Speaker
Description
The safe lifecycle management of conventional ammunition is a continuing challenge for defense organizations due to aging effects, variable storage conditions, incomplete historical records, and the need to maintain both operational readiness and safety assurance. In this context, non-destructive diagnostic data can provide a practical basis for more transparent and evidence-based lifecycle decisions. This paper presents a condition-based and risk-oriented approach for lifecycle safety management of conventional ammunition using non-destructive diagnostic data as the primary source of technical evidence. The proposed concept integrates condition monitoring, interpretation of degradation-related indicators, and structured risk evaluation into a unified decision-support logic applicable across storage, inspection, handling, maintenance, and disposal planning stages.
The approach is designed to support the identification of early warning signs associated with physical degradation, to reduce uncertainty in technical assessment, and to improve prioritization of safety-related actions under limited inspection resources. Diagnostic observations are translated into condition indicators and further mapped to risk-informed management categories that can support continued storage, intensified surveillance, handling restrictions, maintenance planning, or withdrawal from service. Particular attention is given to the consistency, traceability, and practical deployability of the proposed assessment workflow in real stockpile management environments.

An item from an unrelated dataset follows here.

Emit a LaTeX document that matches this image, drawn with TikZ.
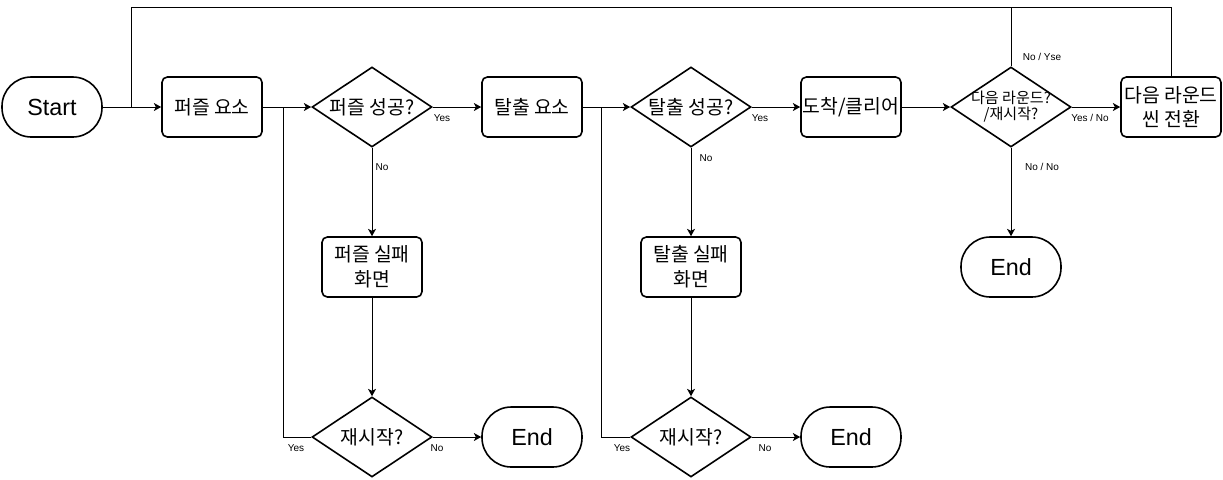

The main contribution of the paper is the formulation of a transferable framework that connects non-destructive technical evidence with lifecycle safety decisions in a structured and auditable manner. The proposed approach does not rely on invasive examination procedures and is therefore suitable for applications where safety constraints, resource limitations, and operational continuity must be considered simultaneously. The paper argues that embedding non-destructive diagnostics within a condition-based risk management framework can improve stockpile safety, strengthen decision transparency, and support more rational lifecycle planning for conventional ammunition.